EXERCISE DESCRIPTION: Output the data word for word, dropping every image.

Charts and diagrams as code
-=-=-=-=-

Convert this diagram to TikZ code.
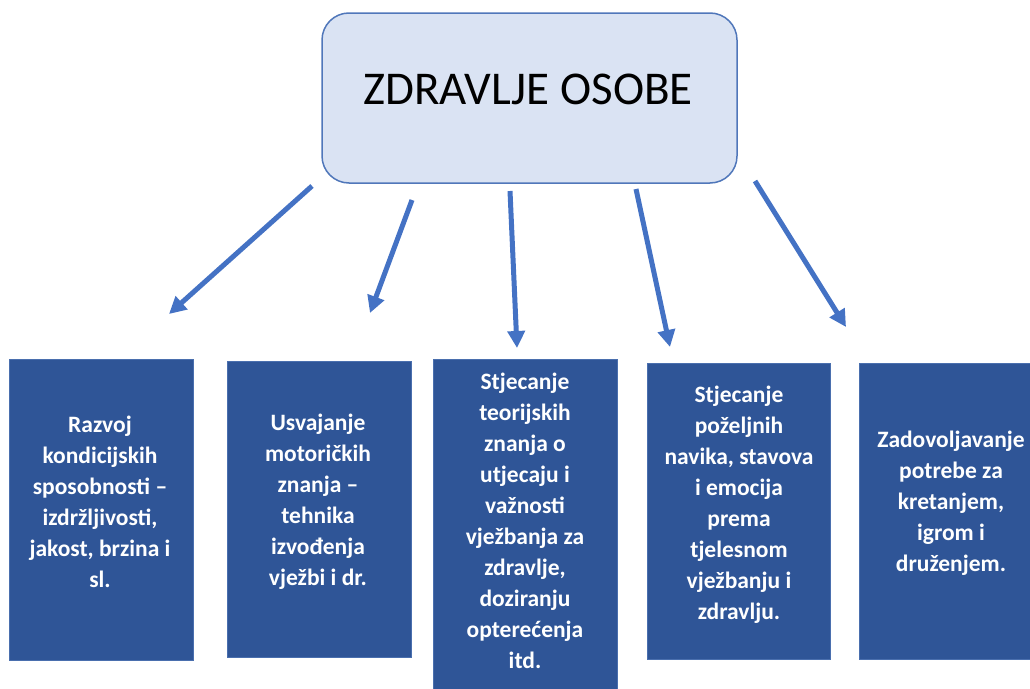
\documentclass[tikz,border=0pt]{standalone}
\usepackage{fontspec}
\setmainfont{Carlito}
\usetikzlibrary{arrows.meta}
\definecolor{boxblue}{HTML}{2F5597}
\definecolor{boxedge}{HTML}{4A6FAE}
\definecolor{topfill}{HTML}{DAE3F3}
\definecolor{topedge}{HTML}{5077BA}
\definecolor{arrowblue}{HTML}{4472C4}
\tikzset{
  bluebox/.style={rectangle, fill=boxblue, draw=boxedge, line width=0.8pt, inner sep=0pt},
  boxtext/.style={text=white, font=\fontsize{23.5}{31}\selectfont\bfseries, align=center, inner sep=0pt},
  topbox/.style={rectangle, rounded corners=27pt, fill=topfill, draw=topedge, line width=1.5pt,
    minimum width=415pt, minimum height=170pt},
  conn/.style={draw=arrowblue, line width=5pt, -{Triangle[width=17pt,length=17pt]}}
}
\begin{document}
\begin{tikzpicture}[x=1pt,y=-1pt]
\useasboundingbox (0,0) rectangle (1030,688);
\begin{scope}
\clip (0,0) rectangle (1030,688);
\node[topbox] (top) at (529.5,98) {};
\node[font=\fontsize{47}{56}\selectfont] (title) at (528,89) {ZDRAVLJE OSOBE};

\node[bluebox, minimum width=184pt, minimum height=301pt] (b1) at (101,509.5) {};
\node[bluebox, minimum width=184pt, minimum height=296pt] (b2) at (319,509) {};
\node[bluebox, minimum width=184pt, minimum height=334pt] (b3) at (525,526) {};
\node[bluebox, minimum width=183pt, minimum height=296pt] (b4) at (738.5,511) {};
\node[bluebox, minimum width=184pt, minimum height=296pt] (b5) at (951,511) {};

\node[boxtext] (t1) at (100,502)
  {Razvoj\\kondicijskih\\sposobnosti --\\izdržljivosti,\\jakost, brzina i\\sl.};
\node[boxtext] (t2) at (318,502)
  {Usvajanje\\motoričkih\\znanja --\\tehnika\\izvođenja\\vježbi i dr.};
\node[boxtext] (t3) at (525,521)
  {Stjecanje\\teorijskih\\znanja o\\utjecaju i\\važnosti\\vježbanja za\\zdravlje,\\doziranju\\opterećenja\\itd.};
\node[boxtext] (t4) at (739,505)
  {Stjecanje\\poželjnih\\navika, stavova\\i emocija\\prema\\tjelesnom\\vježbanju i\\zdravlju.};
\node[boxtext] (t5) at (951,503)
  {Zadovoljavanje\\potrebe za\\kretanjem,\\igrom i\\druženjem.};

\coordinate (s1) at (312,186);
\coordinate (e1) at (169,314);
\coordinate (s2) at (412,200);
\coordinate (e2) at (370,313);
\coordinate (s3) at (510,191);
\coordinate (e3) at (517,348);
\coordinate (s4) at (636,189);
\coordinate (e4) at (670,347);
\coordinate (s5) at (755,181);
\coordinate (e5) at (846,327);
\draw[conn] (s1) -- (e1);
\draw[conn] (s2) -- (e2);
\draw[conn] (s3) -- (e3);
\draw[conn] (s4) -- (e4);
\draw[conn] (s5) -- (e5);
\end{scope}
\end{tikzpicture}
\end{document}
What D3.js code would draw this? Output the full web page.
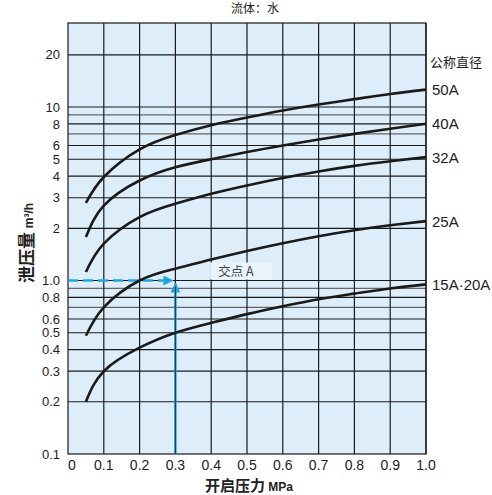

-=-=-=-=-

THE SOLUTION:
Convert this diagram to TikZ code.
\documentclass[tikz,border=0pt]{standalone}
\usepackage{fontspec}
\setmainfont{Carlito}
\usetikzlibrary{arrows.meta}
\definecolor{boxblue}{HTML}{2F5597}
\definecolor{boxedge}{HTML}{4A6FAE}
\definecolor{topfill}{HTML}{DAE3F3}
\definecolor{topedge}{HTML}{5077BA}
\definecolor{arrowblue}{HTML}{4472C4}
\tikzset{
  bluebox/.style={rectangle, fill=boxblue, draw=boxedge, line width=0.8pt, inner sep=0pt},
  boxtext/.style={text=white, font=\fontsize{23.5}{31}\selectfont\bfseries, align=center, inner sep=0pt},
  topbox/.style={rectangle, rounded corners=27pt, fill=topfill, draw=topedge, line width=1.5pt,
    minimum width=415pt, minimum height=170pt},
  conn/.style={draw=arrowblue, line width=5pt, -{Triangle[width=17pt,length=17pt]}}
}
\begin{document}
\begin{tikzpicture}[x=1pt,y=-1pt]
\useasboundingbox (0,0) rectangle (1030,688);
\begin{scope}
\clip (0,0) rectangle (1030,688);
\node[topbox] (top) at (529.5,98) {};
\node[font=\fontsize{47}{56}\selectfont] (title) at (528,89) {ZDRAVLJE OSOBE};

\node[bluebox, minimum width=184pt, minimum height=301pt] (b1) at (101,509.5) {};
\node[bluebox, minimum width=184pt, minimum height=296pt] (b2) at (319,509) {};
\node[bluebox, minimum width=184pt, minimum height=334pt] (b3) at (525,526) {};
\node[bluebox, minimum width=183pt, minimum height=296pt] (b4) at (738.5,511) {};
\node[bluebox, minimum width=184pt, minimum height=296pt] (b5) at (951,511) {};

\node[boxtext] (t1) at (100,502)
  {Razvoj\\kondicijskih\\sposobnosti --\\izdržljivosti,\\jakost, brzina i\\sl.};
\node[boxtext] (t2) at (318,502)
  {Usvajanje\\motoričkih\\znanja --\\tehnika\\izvođenja\\vježbi i dr.};
\node[boxtext] (t3) at (525,521)
  {Stjecanje\\teorijskih\\znanja o\\utjecaju i\\važnosti\\vježbanja za\\zdravlje,\\doziranju\\opterećenja\\itd.};
\node[boxtext] (t4) at (739,505)
  {Stjecanje\\poželjnih\\navika, stavova\\i emocija\\prema\\tjelesnom\\vježbanju i\\zdravlju.};
\node[boxtext] (t5) at (951,503)
  {Zadovoljavanje\\potrebe za\\kretanjem,\\igrom i\\druženjem.};

\coordinate (s1) at (312,186);
\coordinate (e1) at (169,314);
\coordinate (s2) at (412,200);
\coordinate (e2) at (370,313);
\coordinate (s3) at (510,191);
\coordinate (e3) at (517,348);
\coordinate (s4) at (636,189);
\coordinate (e4) at (670,347);
\coordinate (s5) at (755,181);
\coordinate (e5) at (846,327);
\draw[conn] (s1) -- (e1);
\draw[conn] (s2) -- (e2);
\draw[conn] (s3) -- (e3);
\draw[conn] (s4) -- (e4);
\draw[conn] (s5) -- (e5);
\end{scope}
\end{tikzpicture}
\end{document}
What D3.js code would draw this? Output the full web page.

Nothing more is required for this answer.